■ **REQUEST**
Go through the data and copy every line exactly, but not the images.

■ **DATA BLOCK**
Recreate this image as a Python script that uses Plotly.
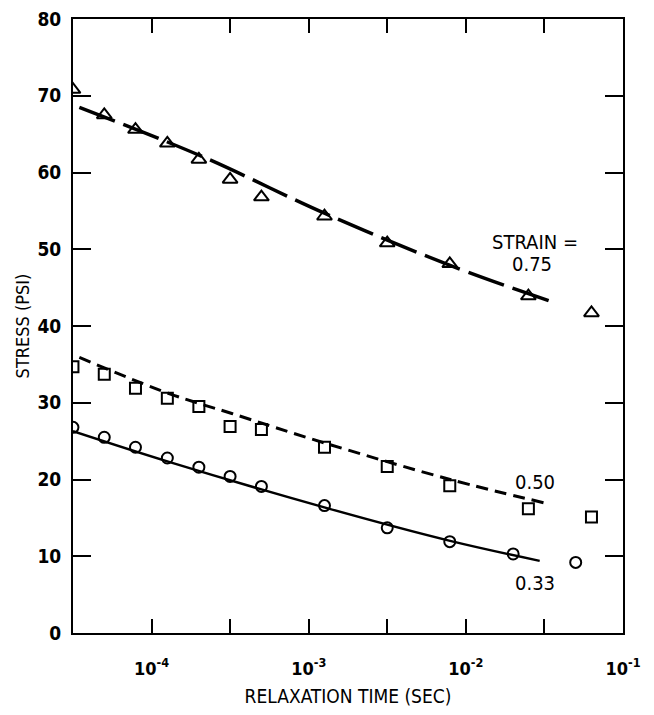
import plotly.graph_objects as go

# ---- data ----
t_tri = [3.16e-5, 5.0e-5, 7.9e-5, 1.26e-4, 2.0e-4, 3.16e-4, 5.0e-4, 1.26e-3, 3.16e-3, 7.9e-3, 2.5e-2, 6.3e-2]
s_tri = [70.8, 67.5, 65.6, 63.8, 61.7, 59.1, 56.8, 54.3, 50.8, 48.1, 43.9, 41.7]

t_sq = [3.16e-5, 5.0e-5, 7.9e-5, 1.26e-4, 2.0e-4, 3.16e-4, 5.0e-4, 1.26e-3, 3.16e-3, 7.9e-3, 2.5e-2, 6.3e-2]
s_sq = [34.7, 33.7, 31.9, 30.6, 29.5, 26.9, 26.5, 24.2, 21.7, 19.2, 16.2, 15.1]

t_circ = [3.16e-5, 5.0e-5, 7.9e-5, 1.26e-4, 2.0e-4, 3.16e-4, 5.0e-4, 1.26e-3, 3.16e-3, 7.9e-3, 2.0e-2, 5.0e-2]
s_circ = [26.8, 25.5, 24.2, 22.8, 21.6, 20.4, 19.1, 16.6, 13.7, 11.9, 10.3, 9.2]

fit75_t = [3.47e-5, 2.09e-4, 1.29e-3, 7.94e-3, 3.47e-2]
fit75_s = [68.5, 62.1, 54.6, 47.9, 43.2]

fit50_t = [3.47e-5, 1.29e-4, 3.24e-4, 1.29e-3, 7.94e-3, 3.24e-2]
fit50_s = [35.9, 31.2, 28.6, 24.7, 20.0, 16.9]

fit33_t = [3.16e-5, 1.29e-4, 1.29e-3, 7.94e-3, 2.95e-2]
fit33_s = [26.3, 22.3, 16.3, 12.0, 9.4]

x_tickvals = [1e-4, 3.162e-4, 1e-3, 3.162e-3, 1e-2, 3.162e-2, 1e-1]
x_ticktext = ["10<sup>-4</sup>", "", "10<sup>-3</sup>", "", "10<sup>-2</sup>", "", "10<sup>-1</sup>"]
y_tickvals = [0, 10, 20, 30, 40, 50, 60, 70, 80]

strain_labels = ["STRAIN =", "0.75", "0.50", "0.33"]
label_x = [-1.56, -1.58, -1.56, -1.56]   # log10 positions
label_y = [51.0, 48.1, 19.7, 6.5]

FONT = "Liberation Sans Narrow, DejaVu Sans Condensed, Arial Narrow, sans-serif"

fig = go.Figure()

fig.add_trace(go.Scatter(x=fit75_t, y=fit75_s, mode="lines", line_shape="spline",
                         line=dict(color="black", width=3.5, dash="38px,9px"), showlegend=False))
fig.add_trace(go.Scatter(x=fit50_t, y=fit50_s, mode="lines", line_shape="spline",
                         line=dict(color="black", width=3, dash="12px,7px"), showlegend=False))
fig.add_trace(go.Scatter(x=fit33_t, y=fit33_s, mode="lines", line_shape="spline",
                         line=dict(color="black", width=2.5), showlegend=False))

fig.add_trace(go.Scatter(x=t_tri, y=s_tri, mode="markers",
                         marker=dict(symbol="triangle-up-open", size=13, color="black", line=dict(width=2)),
                         showlegend=False))
fig.add_trace(go.Scatter(x=t_sq, y=s_sq, mode="markers",
                         marker=dict(symbol="square-open", size=11, color="black", line=dict(width=2)),
                         showlegend=False))
fig.add_trace(go.Scatter(x=t_circ, y=s_circ, mode="markers",
                         marker=dict(symbol="circle-open", size=11, color="black", line=dict(width=2)),
                         showlegend=False))

for txt, lx, ly in zip(strain_labels, label_x, label_y):
    fig.add_annotation(x=lx, y=ly, xref="x", yref="y", text=txt, showarrow=False,
                       font=dict(family=FONT, size=20, color="black"))

# page body has an 8px default margin, so the figure is sized to fit inside it
fig.update_layout(
    width=638, height=699,
    margin=dict(l=65, r=23, t=11, b=74, autoexpand=False),
    paper_bgcolor="white", plot_bgcolor="white",
    font=dict(family=FONT, color="black"),
)
fig.update_xaxes(
    type="log", range=[-4.5, -1], automargin=False, ticklabeloverflow="allow",
    tickmode="array", tickvals=x_tickvals, ticktext=x_ticktext,
    ticks="inside", ticklen=14, tickwidth=2, tickcolor="black",
    showline=True, linecolor="black", linewidth=2, mirror="ticks",
    showgrid=False, zeroline=False,
    tickfont=dict(family=FONT, size=18, color="black", weight="bold"),
    ticklabelstandoff=18,
    title=dict(text="RELAXATION TIME (SEC)", font=dict(family=FONT, size=19, color="black"), standoff=14),
)
fig.update_yaxes(
    range=[0, 80], automargin=False, ticklabeloverflow="allow",
    tickmode="array", tickvals=y_tickvals,
    ticks="inside", ticklen=18, tickwidth=2, tickcolor="black",
    showline=True, linecolor="black", linewidth=2, mirror="ticks",
    showgrid=False, zeroline=False,
    tickfont=dict(family=FONT, size=19, color="black", weight="bold"),
    ticklabelstandoff=6,
    title=dict(text="STRESS (PSI)", font=dict(family=FONT, size=18, color="black"), standoff=3),
)

fig.write_html("out.html")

■ **RESULT BELOW**
Recreate this image as a Python script that uses Plotly.
import plotly.graph_objects as go

# ---- data ----
t_tri = [3.16e-5, 5.0e-5, 7.9e-5, 1.26e-4, 2.0e-4, 3.16e-4, 5.0e-4, 1.26e-3, 3.16e-3, 7.9e-3, 2.5e-2, 6.3e-2]
s_tri = [70.8, 67.5, 65.6, 63.8, 61.7, 59.1, 56.8, 54.3, 50.8, 48.1, 43.9, 41.7]

t_sq = [3.16e-5, 5.0e-5, 7.9e-5, 1.26e-4, 2.0e-4, 3.16e-4, 5.0e-4, 1.26e-3, 3.16e-3, 7.9e-3, 2.5e-2, 6.3e-2]
s_sq = [34.7, 33.7, 31.9, 30.6, 29.5, 26.9, 26.5, 24.2, 21.7, 19.2, 16.2, 15.1]

t_circ = [3.16e-5, 5.0e-5, 7.9e-5, 1.26e-4, 2.0e-4, 3.16e-4, 5.0e-4, 1.26e-3, 3.16e-3, 7.9e-3, 2.0e-2, 5.0e-2]
s_circ = [26.8, 25.5, 24.2, 22.8, 21.6, 20.4, 19.1, 16.6, 13.7, 11.9, 10.3, 9.2]

fit75_t = [3.47e-5, 2.09e-4, 1.29e-3, 7.94e-3, 3.47e-2]
fit75_s = [68.5, 62.1, 54.6, 47.9, 43.2]

fit50_t = [3.47e-5, 1.29e-4, 3.24e-4, 1.29e-3, 7.94e-3, 3.24e-2]
fit50_s = [35.9, 31.2, 28.6, 24.7, 20.0, 16.9]

fit33_t = [3.16e-5, 1.29e-4, 1.29e-3, 7.94e-3, 2.95e-2]
fit33_s = [26.3, 22.3, 16.3, 12.0, 9.4]

x_tickvals = [1e-4, 3.162e-4, 1e-3, 3.162e-3, 1e-2, 3.162e-2, 1e-1]
x_ticktext = ["10<sup>-4</sup>", "", "10<sup>-3</sup>", "", "10<sup>-2</sup>", "", "10<sup>-1</sup>"]
y_tickvals = [0, 10, 20, 30, 40, 50, 60, 70, 80]

strain_labels = ["STRAIN =", "0.75", "0.50", "0.33"]
label_x = [-1.56, -1.58, -1.56, -1.56]   # log10 positions
label_y = [51.0, 48.1, 19.7, 6.5]

FONT = "Liberation Sans Narrow, DejaVu Sans Condensed, Arial Narrow, sans-serif"

fig = go.Figure()

fig.add_trace(go.Scatter(x=fit75_t, y=fit75_s, mode="lines", line_shape="spline",
                         line=dict(color="black", width=3.5, dash="38px,9px"), showlegend=False))
fig.add_trace(go.Scatter(x=fit50_t, y=fit50_s, mode="lines", line_shape="spline",
                         line=dict(color="black", width=3, dash="12px,7px"), showlegend=False))
fig.add_trace(go.Scatter(x=fit33_t, y=fit33_s, mode="lines", line_shape="spline",
                         line=dict(color="black", width=2.5), showlegend=False))

fig.add_trace(go.Scatter(x=t_tri, y=s_tri, mode="markers",
                         marker=dict(symbol="triangle-up-open", size=13, color="black", line=dict(width=2)),
                         showlegend=False))
fig.add_trace(go.Scatter(x=t_sq, y=s_sq, mode="markers",
                         marker=dict(symbol="square-open", size=11, color="black", line=dict(width=2)),
                         showlegend=False))
fig.add_trace(go.Scatter(x=t_circ, y=s_circ, mode="markers",
                         marker=dict(symbol="circle-open", size=11, color="black", line=dict(width=2)),
                         showlegend=False))

for txt, lx, ly in zip(strain_labels, label_x, label_y):
    fig.add_annotation(x=lx, y=ly, xref="x", yref="y", text=txt, showarrow=False,
                       font=dict(family=FONT, size=20, color="black"))

# page body has an 8px default margin, so the figure is sized to fit inside it
fig.update_layout(
    width=638, height=699,
    margin=dict(l=65, r=23, t=11, b=74, autoexpand=False),
    paper_bgcolor="white", plot_bgcolor="white",
    font=dict(family=FONT, color="black"),
)
fig.update_xaxes(
    type="log", range=[-4.5, -1], automargin=False, ticklabeloverflow="allow",
    tickmode="array", tickvals=x_tickvals, ticktext=x_ticktext,
    ticks="inside", ticklen=14, tickwidth=2, tickcolor="black",
    showline=True, linecolor="black", linewidth=2, mirror="ticks",
    showgrid=False, zeroline=False,
    tickfont=dict(family=FONT, size=18, color="black", weight="bold"),
    ticklabelstandoff=18,
    title=dict(text="RELAXATION TIME (SEC)", font=dict(family=FONT, size=19, color="black"), standoff=14),
)
fig.update_yaxes(
    range=[0, 80], automargin=False, ticklabeloverflow="allow",
    tickmode="array", tickvals=y_tickvals,
    ticks="inside", ticklen=18, tickwidth=2, tickcolor="black",
    showline=True, linecolor="black", linewidth=2, mirror="ticks",
    showgrid=False, zeroline=False,
    tickfont=dict(family=FONT, size=19, color="black", weight="bold"),
    ticklabelstandoff=6,
    title=dict(text="STRESS (PSI)", font=dict(family=FONT, size=18, color="black"), standoff=3),
)

fig.write_html("out.html")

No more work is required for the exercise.